• Data block:
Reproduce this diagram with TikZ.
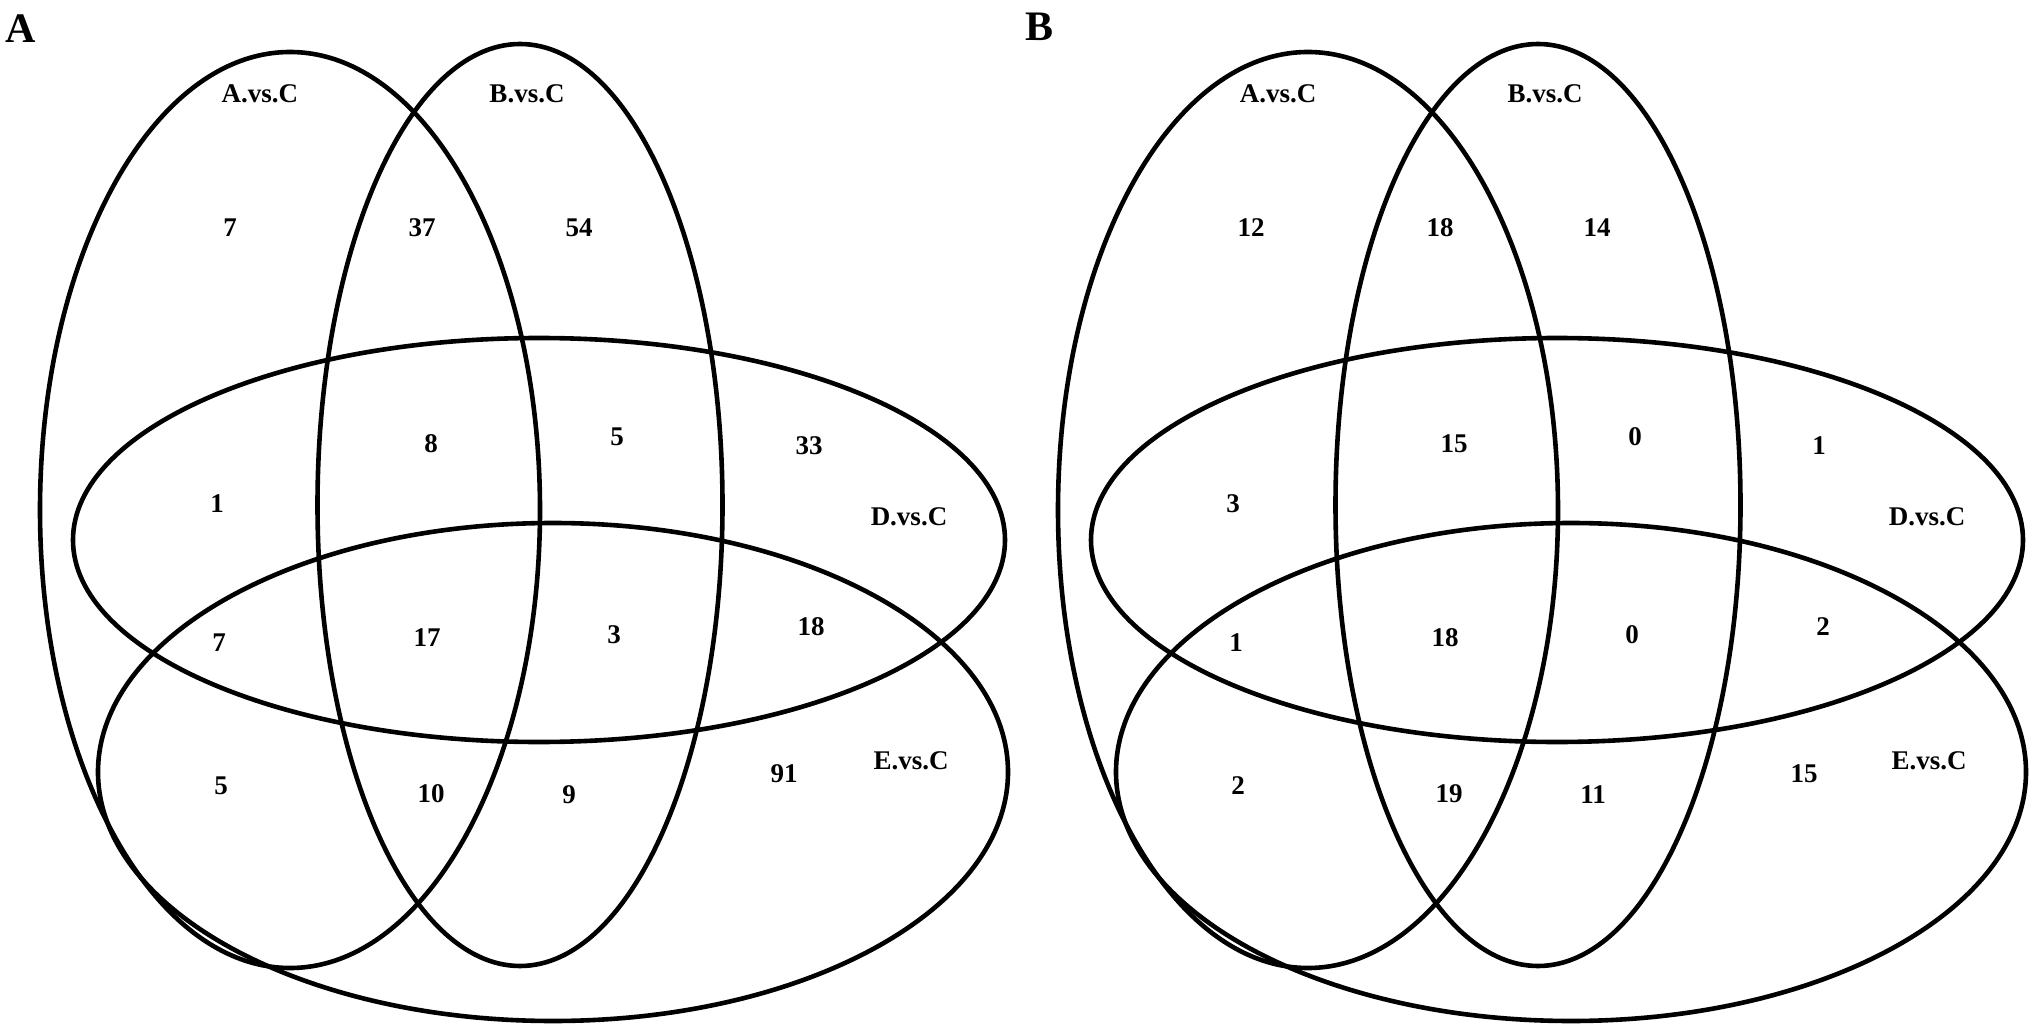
\documentclass[tikz,border=0pt]{standalone}
\usepackage{fontspec}
\setmainfont{Liberation Serif}
\usetikzlibrary{shapes.geometric}

\begin{document}
\begin{tikzpicture}[
    x=0.5pt, y=-0.5pt,
    venn/.style={draw, ellipse, line width=2.3pt, inner sep=0pt, outer sep=0pt},
    num/.style={font=\fontsize{13.5}{16}\selectfont\bfseries, inner sep=0pt},
    setname/.style={font=\fontsize{13.5}{16}\selectfont\bfseries, inner sep=0pt},
    panel/.style={font=\fontsize{21}{24}\selectfont\bfseries, inner sep=0pt}
]
\useasboundingbox (0,0) rectangle (2031,1027);

% panel A
\node[panel] (labA) at (21,29) {A};
\node[venn, minimum width=250pt, minimum height=458pt] (avcA) at (290,510) {};
\node[venn, minimum width=202.5pt, minimum height=461pt] (bvcA) at (520,505) {};
\node[venn, minimum width=466pt, minimum height=202pt] (dvcA) at (539,540) {};
\node[venn, minimum width=455pt, minimum height=249pt] (evcA) at (553,772) {};

\node[setname] (avcnameA) at (260,94) {A.vs.C};
\node[setname] (bvcnameA) at (527,94) {B.vs.C};
\node[setname] (dvcnameA) at (909,517) {D.vs.C};
\node[setname] (evcnameA) at (911,761) {E.vs.C};

\node[num] (n1A) at (230,228) {7};
\node[num] (n2A) at (422,228) {37};
\node[num] (n3A) at (579,228) {54};
\node[num] (n4A) at (431,444) {8};
\node[num] (n5A) at (617,437) {5};
\node[num] (n6A) at (809,446) {33};
\node[num] (n7A) at (217,504) {1};
\node[num] (n8A) at (219,643) {7};
\node[num] (n9A) at (427,638) {17};
\node[num] (n10A) at (614,635) {3};
\node[num] (n11A) at (811,627) {18};
\node[num] (n12A) at (221,786) {5};
\node[num] (n13A) at (431,794) {10};
\node[num] (n14A) at (569,795) {9};
\node[num] (n15A) at (784,774) {91};

% panel B
\begin{scope}[xshift=509pt]
\node[panel] (labB) at (21,27) {B};
\node[venn, minimum width=250pt, minimum height=458pt] (avcB) at (290,510) {};
\node[venn, minimum width=202.5pt, minimum height=461pt] (bvcB) at (520,505) {};
\node[venn, minimum width=466pt, minimum height=202pt] (dvcB) at (539,540) {};
\node[venn, minimum width=455pt, minimum height=249pt] (evcB) at (553,772) {};

\node[setname] (avcnameB) at (260,94) {A.vs.C};
\node[setname] (bvcnameB) at (527,94) {B.vs.C};
\node[setname] (dvcnameB) at (909,517) {D.vs.C};
\node[setname] (evcnameB) at (911,761) {E.vs.C};

\node[num] (n1B) at (233,228) {12};
\node[num] (n2B) at (422,228) {18};
\node[num] (n3B) at (579,228) {14};
\node[num] (n4B) at (436,444) {15};
\node[num] (n5B) at (617,437) {0};
\node[num] (n6B) at (801,446) {1};
\node[num] (n7B) at (215,504) {3};
\node[num] (n8B) at (218,643) {1};
\node[num] (n9B) at (427,638) {18};
\node[num] (n10B) at (614,635) {0};
\node[num] (n11B) at (805,627) {2};
\node[num] (n12B) at (220,786) {2};
\node[num] (n13B) at (431,794) {19};
\node[num] (n14B) at (575,795) {11};
\node[num] (n15B) at (786,774) {15};
\end{scope}
\end{tikzpicture}
\end{document}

• What you should do: Without any pictures, reproduce the lines from the first one in the material through the line that has "(0,0) rectangle (2031,1027);", exactly as they appear.

• Solution for this problem:
Reproduce this diagram with TikZ.
\documentclass[tikz,border=0pt]{standalone}
\usepackage{fontspec}
\setmainfont{Liberation Serif}
\usetikzlibrary{shapes.geometric}

\begin{document}
\begin{tikzpicture}[
    x=0.5pt, y=-0.5pt,
    venn/.style={draw, ellipse, line width=2.3pt, inner sep=0pt, outer sep=0pt},
    num/.style={font=\fontsize{13.5}{16}\selectfont\bfseries, inner sep=0pt},
    setname/.style={font=\fontsize{13.5}{16}\selectfont\bfseries, inner sep=0pt},
    panel/.style={font=\fontsize{21}{24}\selectfont\bfseries, inner sep=0pt}
]
\useasboundingbox (0,0) rectangle (2031,1027);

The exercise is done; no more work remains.